Kishore Jayabalan, a former Vatican official on social issues who today directs the Acton Institute‘s Rome office, told Crux he’s glad Pope Francis has called for debate among the different approaches to sustainable development.

“It’s very important that Francis realizes that human beings are the solution, not the problem, contrary to what so many population control advocates have claimed on behalf of the earth,” he said.

Yet Jayabalan, a self-described “climate-change skeptic” also found the pontiff’s criticism of the market economy and “compulsive consumerism” excessive.

“If people don’t like the austerity economics of today’s Europe,” he said, “wait until some of the policies advocated in the encyclical are implemented.”

On the other hand, Joyce E. Coffee, managing director of the University of Notre Dame’s Global Adaptation Index, praised Francis for highlighting the disproportionate effect climate change will have on the global south.

“He invites us to see this problem from the perspective of the world’s poor,” Coffee told Crux. “When you act on climate change, you are acting to help humanity. Climate action is action that helps the poor have better lives and livelihoods.”

Christiana Z. Peppard, assistant professor of theology, science, and ethics at Fordham University, applauded Francis’ emphasis on protecting indigenous populations, saying it’s “remarkable and noteworthy.”

“The most unrelenting part of Francis’ encyclical is his indictment of misguided faith in progress – technological and economic – without ecological and human values to guide those paradigms,” she told Crux.

Helen Alvare, professor of Law at George Mason university, spoke to Crux on behalf of Humanum, a nonprofit cultural and digital effort dedicated to exploring human ecology.

She said that Laudato Si’ “beautifully and convincingly marries concern for natural and human environments like the family and work.”

The CEO and president of Catholic Relief Services and the former dean of the University of Notre Dame’s Mendoza College of Business, Carolyn Woo, challenged people not inclined to listen to the pope to wake up.

“I would ask all those who are in a defense mode, and who don’t believe climate change is affecting the world, to leave their current positions and go to where the suffering is,” she said.

Woo, who was asked by the Vatican to help debut the encyclical this morning in Rome, said she hopes people find the time to read Laudato Si’ because “it’s both poetic and spiritual, and also practical.”

Argentinian Bishop Marcelo Sánchez Sorondo, president of the Vatican’s Pontifical Academy of Sciences, shrugged off the criticism the document is receiving from some sectors of society, “particularly those funded by the oil industry.”

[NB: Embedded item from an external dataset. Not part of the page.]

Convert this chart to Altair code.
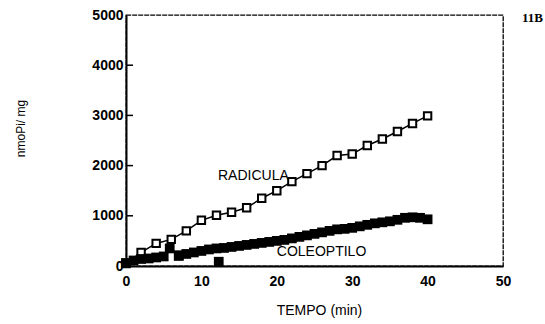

He said that even though Catholic skeptics on climate change are within their rights not to believe in it, that doesn’t mean can ignore the fact that Laudato Si’ is now part of the Church’s official teaching.

“One can’t choose to only accept the documents we like,” he said.

Sánchez Sorondo encouraged those who are well informed to speak up, but said that he’s tired of listening to people “who deny climate change giving no solid arguments whatsoever.”

Ban Ki-moon, secretary general of the United Nations, praised Pope Francis “for taking such a strong stand on the need for urgent global action.”

“His moral voice is part of a growing chorus of people from all faiths and all sectors of society (who) are speaking out for climate action,” he said. “I urge all the governments to place the global common good above national interests and to adopt an ambitious, universal climate agreement in Paris this year.”

The executive director of the Leadership Conference of Women Religious, Sister Joan Marie Steadman, praised the document for its call to change lifestyles in order to protect the environment.

“When we choose lives of simplicity, hope, and love we honor God’s presence in our world; we grow closer to God and we build the community for generations to come,” she said in a statement.

Speaking at a press conference in Washington Thursday, Cardinal Donald Wuerl said the encyclical will take awhile to digest.

“This is the high point for the letter, it’s meant for generations yet to come,” he said. “The encyclical is a way of reading the signs of the times. It’s an invitation to everyone to join him in this conversation: how do we ensure that the good earth remains the good earth for generations to come?”

He rejected claims that the pope is getting too political by wading into the climate change debate.

“There are no directives being given” to politicians, economists, or scientists, he said. “It’s an invitation,” he said.